Before you make an assumption about the bike based on its travel, you should know up front that it climbs quite well. The front end is of course fairly slack, and the top tube is pretty long on the size large I rode, so muscling up and over technical features on climbs takes a bit of attention.
But the Rail is surprisingly nimble on climbs anyway. It fits well in the trend of long travel bikes that have found footing on climbs thanks in large part to anti-squat capabilities in rear suspension design. The CBF suspension here limits bob under heavy pedaling loads, so you won’t get too bogged down on the way up.

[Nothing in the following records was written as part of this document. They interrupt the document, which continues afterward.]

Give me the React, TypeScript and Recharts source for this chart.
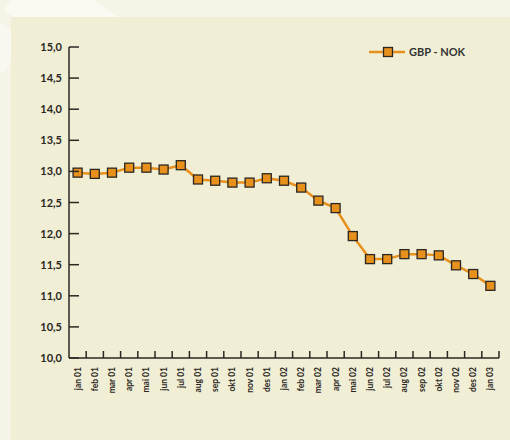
import { Line, LineChart, XAxis, YAxis } from 'recharts'

const months = [
  'jan 01', 'feb 01', 'mar 01', 'apr 01', 'mai 01', 'jun 01', 'jul 01', 'aug 01', 'sep 01', 'okt 01',
  'nov 01', 'des 01', 'jan 02', 'feb 02', 'mar 02', 'apr 02', 'mai 02', 'jun 02', 'jul 02', 'aug 02',
  'sep 02', 'okt 02', 'nov 02', 'des 02', 'jan 03',
]

const gbpNok = [
  12.98, 12.96, 12.98, 13.06, 13.06, 13.03, 13.1, 12.87, 12.85, 12.82,
  12.82, 12.89, 12.85, 12.74, 12.53, 12.41, 11.96, 11.59, 11.59, 11.67,
  11.67, 11.65, 11.49, 11.35, 11.16,
]

const yTicks = [10, 10.5, 11, 11.5, 12, 12.5, 13, 13.5, 14, 14.5, 15]

const data = months.map((m, i) => ({ month: m, value: gbpNok[i] }))

const INK = '#2b2723'
const ORANGE = '#e8901c'
const FONT = 'Lato, "Open Sans", sans-serif'
const BAND = 430 / months.length

function YTick({ x, y, payload }: any) {
  return (
    <g>
      <line x1={x} x2={x + 10} y1={y} y2={y} stroke={INK} strokeWidth={1.5} />
      <text
        x={x - 7}
        y={y}
        dy={4}
        textAnchor="end"
        fontFamily={FONT}
        fontWeight={700}
        fontSize={11}
        fill={INK}
      >
        {payload.value.toFixed(1).replace('.', ',')}
      </text>
    </g>
  )
}

function XTick({ x, y, payload }: any) {
  return (
    <g>
      <line x1={x + BAND / 2} x2={x + BAND / 2} y1={y} y2={y - 7} stroke={INK} strokeWidth={1.5} />
      <text
        x={x}
        y={y + 9}
        dy={3}
        textAnchor="end"
        transform={`rotate(-90, ${x}, ${y + 9})`}
        fontFamily={FONT}
        fontWeight={700}
        fontSize={8.5}
        fill={INK}
      >
        {payload.value}
      </text>
    </g>
  )
}

function Square({ cx, cy }: any) {
  if (cx == null || cy == null) return null
  return <rect x={cx - 4.5} y={cy - 4.5} width={9} height={9} fill={ORANGE} stroke={INK} strokeWidth={1.3} />
}

function LegendBox() {
  return (
    <div style={{ position: 'absolute', left: 369, top: 45, display: 'flex', alignItems: 'center', fontFamily: FONT }}>
      <svg width={36} height={12}>
        <line x1={0} x2={36} y1={6} y2={6} stroke={ORANGE} strokeWidth={2.5} />
        <rect x={14.5} y={1.5} width={9} height={9} fill={ORANGE} stroke={INK} strokeWidth={1.3} />
      </svg>
      <span style={{ marginLeft: 4, fontSize: 11, fontWeight: 700, color: '#333' }}>GBP - NOK</span>
    </div>
  )
}

export default function App() {
  return (
    <div style={{ position: 'fixed', left: 0, top: 0, width: 510, height: 440, overflow: 'hidden', background: '#f6f4e7' }}>
      <div
        style={{
          position: 'absolute', left: 40, top: -40, width: 60, height: 120,
          background: 'rgba(255,255,255,0.45)', transform: 'rotate(-55deg)',
        }}
      />
      <div
        style={{
          position: 'absolute', left: -30, top: 10, width: 40, height: 60,
          background: 'rgba(255,255,255,0.4)', transform: 'rotate(-55deg)',
        }}
      />
      <div style={{ position: 'absolute', left: 11, top: 17, right: 0, bottom: 0, background: '#f0eed5' }} />
      <div style={{ position: 'absolute', left: 0, top: 0 }}>
        <LineChart width={510} height={440} data={data} margin={{ top: 47, right: 11, left: 9, bottom: 0 }}>
          <XAxis
            dataKey="month"
            scale="band"
            interval={0}
            height={82}
            tickLine={false}
            tickSize={0}
            tickMargin={0}
            tick={<XTick />}
            axisLine={{ stroke: INK, strokeWidth: 1.5 }}
          />
          <YAxis
            domain={[10, 15]}
            ticks={yTicks}
            width={60}
            tickLine={false}
            tickSize={0}
            tickMargin={0}
            tick={<YTick />}
            axisLine={{ stroke: INK, strokeWidth: 1.5 }}
            allowDataOverflow
          />
          <Line
            dataKey="value"
            name="GBP - NOK"
            stroke={ORANGE}
            strokeWidth={2.5}
            dot={<Square />}
            activeDot={false}
            isAnimationActive={false}
          />
        </LineChart>
      </div>
      <LegendBox />
    </div>
  )
}
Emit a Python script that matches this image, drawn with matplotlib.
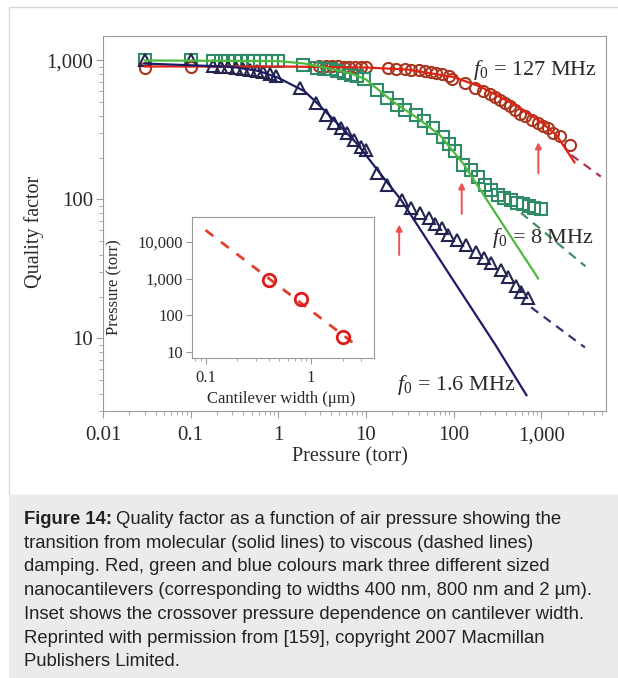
import matplotlib

matplotlib.use("Agg")
import matplotlib.pyplot as plt
from matplotlib.patches import Rectangle
from matplotlib.ticker import LogLocator, NullFormatter, NullLocator

# measured points (pressure in torr, quality factor)
red_p = [0.03, 0.1, 2.9, 3.5, 4.1, 4.8, 5.6, 6.5, 7.6, 8.8, 10, 18, 22, 28, 33, 40,
         47, 55, 63, 73, 88, 97, 137, 177, 218, 262, 300, 343, 390, 443, 505, 573,
         655, 780, 930, 1050, 1200, 1380, 1650, 2140]
red_q = [885, 890, 905, 910, 905, 905, 900, 900, 895, 895, 890, 880, 875, 870, 860, 850,
         845, 830, 815, 800, 770, 740, 694, 638, 600, 569, 545, 522, 495, 467, 440, 410,
         396, 370, 356, 340, 328, 300, 284, 247]

green_p = [0.03, 0.1, 0.18, 0.22, 0.27, 0.32, 0.38, 0.45, 0.53, 0.62, 0.72, 0.85, 1.0,
           1.9, 2.8, 3.3, 4.0, 4.7, 5.6, 6.7, 7.9, 9.5, 13.3, 17.4, 22.5, 28, 37, 46,
           59, 75, 90, 104, 130, 159, 190, 228, 270, 323, 380, 450, 530, 620, 720, 840, 1000]
green_q = [1000, 1000, 990, 990, 985, 990, 985, 990, 985, 990, 985, 990, 985,
           935, 885, 870, 861, 837, 815, 792, 771, 730, 617, 538, 481, 443, 407, 364,
           327, 280, 250, 222, 178, 163, 146, 127, 117, 107, 103, 99, 95, 92, 89, 87, 85]

blue_p = [0.03, 0.1, 0.18, 0.22, 0.27, 0.33, 0.4, 0.48, 0.57, 0.67, 0.8, 0.95, 1.75,
          2.7, 3.5, 4.3, 5.2, 6.1, 7.3, 8.8, 10, 13.3, 17.4, 25.8, 33, 42, 52, 62, 73,
          87, 110, 140, 180, 220, 270, 350, 420, 520, 590, 710]
blue_q = [1000, 1000, 910, 900, 890, 880, 870, 855, 840, 820, 800, 770, 635,
          498, 407, 356, 328, 302, 268, 240, 228, 155, 127, 99, 87, 80, 73, 67, 62,
          55, 51, 47, 42, 38, 35, 31, 27.5, 24, 21.6, 19.5]

# molecular-regime fits (solid)
red_fit_p = [0.03, 1, 10, 30, 100, 200, 500, 1000, 1500, 2400]
red_fit_q = [905, 905, 890, 860, 760, 650, 480, 360, 290, 185]
green_fit_p = [0.03, 1, 2, 4, 7, 10, 20, 40, 70, 130, 300, 925]
green_fit_q = [1000, 990, 950, 870, 800, 730, 510, 380, 290, 180, 80, 27]
blue_fit_p = [0.03, 0.3, 0.6, 1, 2, 3, 5, 8, 15, 25, 50, 100, 300, 680]
blue_fit_q = [950, 900, 840, 750, 600, 470, 340, 250, 150, 100, 51, 26, 9, 3.9]

# viscous-regime fits (dashed)
red_visc_p = [2200, 4800]
red_visc_q = [209, 146]
green_visc_p = [590, 3200]
green_visc_q = [80, 33]
blue_visc_p = [770, 3160]
blue_visc_q = [16.7, 8.6]

# crossover arrows
arrow_p = [24, 124, 930]
arrow_lo = [38, 75, 147]
arrow_hi = [69, 139, 270]

# inset: crossover pressure vs cantilever width
inset_w = [0.4, 0.8, 2.0]
inset_p = [900, 270, 26]
inset_fit_w = [0.1, 2.7]
inset_fit_p = [21000, 15]

caption_lines = [
    "transition from molecular (solid lines) to viscous (dashed lines)",
    "damping. Red, green and blue colours mark three different sized",
    "nanocantilevers (corresponding to widths 400 nm, 800 nm and 2 \u00b5m).",
    "Inset shows the crossover pressure dependence on cantilever width.",
    "Reprinted with permission from [159], copyright 2007 Macmillan",
    "Publishers Limited.",
]

plt.rcParams["font.family"] = ["Liberation Serif", "DejaVu Serif"]
plt.rcParams["mathtext.fontset"] = "custom"
plt.rcParams["mathtext.rm"] = "Liberation Serif"
plt.rcParams["mathtext.it"] = "Liberation Serif:italic"

W, H = 618, 678
fig = plt.figure(figsize=(W / 100, H / 100), dpi=100)


def fx(px):
    return px / W


def fy(py):
    return 1 - py / H


# page frame + grey caption block
fig.patches.append(Rectangle((fx(9), fy(495)), 1, fy(7) - fy(495), transform=fig.transFigure,
                             fill=False, ec="#d9d9d9", lw=1))
fig.patches.append(Rectangle((fx(9), 0), 1, fy(495), transform=fig.transFigure,
                             fc="#ebebeb", ec="none"))

TXT = "#2a2a2a"
SPINE = "#9a9a9a"

ax = fig.add_axes([fx(103), fy(411), fx(606) - fx(103), fy(36) - fy(411)])
ax.set_xscale("log")
ax.set_yscale("log")

ax.plot(red_p, red_q, "o", ms=8, mfc="none", mec="#a8361f", mew=1.5)
ax.plot(green_p, green_q, "s", ms=8, mfc="none", mec="#2f8a68", mew=1.5)
ax.plot(blue_p, blue_q, "^", ms=8.5, mfc="none", mec="#24244e", mew=1.5)

ax.plot(red_fit_p, red_fit_q, color="#e02414", lw=1.6)
ax.plot(green_fit_p, green_fit_q, color="#4cba3c", lw=1.6)
ax.plot(blue_fit_p, blue_fit_q, color="#1d1d66", lw=1.6)
ax.plot(red_visc_p, red_visc_q, color="#b0334a", lw=1.6, dashes=(4, 3))
ax.plot(green_visc_p, green_visc_q, color="#3d9060", lw=1.6, dashes=(4, 3))
ax.plot(blue_visc_p, blue_visc_q, color="#333377", lw=1.6, dashes=(4, 3))

for p, lo, hi in zip(arrow_p, arrow_lo, arrow_hi):
    ax.annotate("", xy=(p, hi), xytext=(p, lo),
                arrowprops=dict(arrowstyle="-|>", color="#ef5050", lw=1.4, mutation_scale=9))

ax.text(169, 860, r"$f_\mathit{0}$ = 127 MHz", fontsize=16, color=TXT, va="center")
ax.text(277, 53, r"$f_\mathit{0}$ = 8 MHz", fontsize=16, color=TXT, va="center")
ax.text(22.5, 4.6, r"$f_\mathit{0}$ = 1.6 MHz", fontsize=16, color=TXT, va="center")

ax.set_xlim(0.01, 5500)
ax.set_ylim(3, 1500)
ax.set_xticks([0.01, 0.1, 1, 10, 100, 1000], ["0.01", "0.1", "1", "10", "100", "1,000"])
ax.set_yticks([10, 100, 1000], ["10", "100", "1,000"])
ax.xaxis.set_minor_locator(LogLocator(subs=range(2, 10)))
ax.yaxis.set_minor_locator(LogLocator(subs=range(2, 10)))
ax.xaxis.set_minor_formatter(NullFormatter())
ax.yaxis.set_minor_formatter(NullFormatter())
ax.tick_params(which="both", direction="out", color=SPINE, labelcolor=TXT, labelsize=15)
ax.tick_params(which="major", length=5)
ax.tick_params(which="minor", length=3)
ax.tick_params(axis="x", pad=6)
ax.tick_params(axis="y", pad=2)
for s in ax.spines.values():
    s.set_color(SPINE)
ax.set_xlabel("Pressure (torr)", fontsize=14.5, color=TXT)
ax.set_ylabel("Quality factor", fontsize=14.5, color=TXT)
ax.xaxis.set_label_coords(0.49, -0.097)
ax.yaxis.set_label_coords(-0.118, 0.477)

# inset
axi = fig.add_axes([fx(192), fy(358), fx(374) - fx(192), fy(217) - fy(358)])
axi.set_xscale("log")
axi.set_yscale("log")
axi.plot(inset_fit_w, inset_fit_p, color="#e0402a", lw=2, dashes=(3.5, 3.5))
axi.plot(inset_w, inset_p, "o", ms=9, mfc="none", mec="#e01b1b", mew=2)
axi.set_xlim(0.0744, 3.95)
axi.set_ylim(6.8, 48000)
axi.set_xticks([0.1, 1], ["0.1", "1"])
axi.set_yticks([10, 100, 1000, 10000], ["10", "100", "1,000", "10,000"])
axi.xaxis.set_minor_locator(LogLocator(subs=range(2, 10)))
axi.xaxis.set_minor_formatter(NullFormatter())
axi.yaxis.set_minor_locator(NullLocator())
axi.tick_params(which="both", direction="out", color=SPINE, labelcolor=TXT, labelsize=12)
axi.tick_params(which="major", length=4)
axi.tick_params(which="minor", length=2.5)
axi.tick_params(axis="x", pad=5)
axi.tick_params(axis="y", pad=2.5)
for s in axi.spines.values():
    s.set_color(SPINE)
axi.set_xlabel("Cantilever width (\u03bcm)", fontsize=12, color=TXT)
axi.set_ylabel("Pressure (torr)", fontsize=12, color=TXT)
axi.xaxis.set_label_coords(0.49, -0.234)
axi.yaxis.set_label_coords(-0.38, 0.5)

# caption
cap_font = dict(family=["Liberation Sans", "DejaVu Sans"], fontsize=13.3, color="#222222",
                va="center")
head = fig.text(fx(24), fy(519), "Figure 14:", weight="bold", **cap_font)
fig.canvas.draw()
bb = head.get_window_extent()
fig.text(bb.x1 / W + fx(4), fy(519), "Quality factor as a function of air pressure showing the",
         **cap_font)
for i, line in enumerate(caption_lines):
    fig.text(fx(24), fy(543 + 23.8 * i), line, **cap_font)

fig.savefig("out.png", dpi=100)
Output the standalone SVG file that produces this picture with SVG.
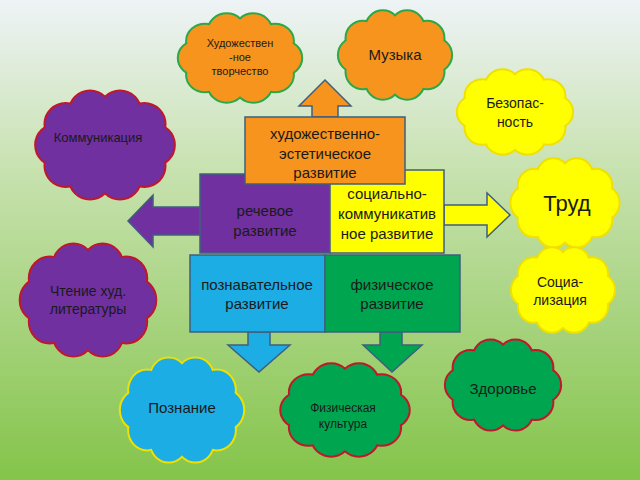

Of course, you won’t mistake it for an XC bike. I probably wouldn’t choose this for all-day epics, but for enduro riders the Rail has a lot to offer. That will become apparent when you point the Rail downhill, exactly where it shines. For such a big bike, it’s surprisingly nimble and responsive. It all but begs you to kick out the rear end and flick off every little rock.
And it seems Revel has hit the nail on the head with its anti-rise properties. Braking is a comfortable and confident affair as far as I could tell.
After a short ride, it was clear the Rail’s handling was excellent. It tracks superbly through corners and thread-the-needle technical sections. It’s eager to pop out of corners with power, and it’s far more playful than a big bike like this should be.
There’s also clearly something special about the CBF suspension. I’ll reserve my final take for a full review later this spring when I’ve gotten more rides on it, but I have a suspicion the Rail (and the Rascal, which uses an identical suspension design) will continue to impress. The suspension feels surprisingly responsive on small hits, given how it ramps up toward the end of its stroke to prevent harsh bottoming. The mid-stroke is where it shines, though. It felt active yet supportive, reactive yet resistant to excessive bob.
The Rail impressed immediately, and it was cool to see a small, up-and-coming brand get so many things right on the first try. Revel is definitely a company to watch — and one that’s got me excited to throw a leg over the Rascal on the trails back home in Colorado.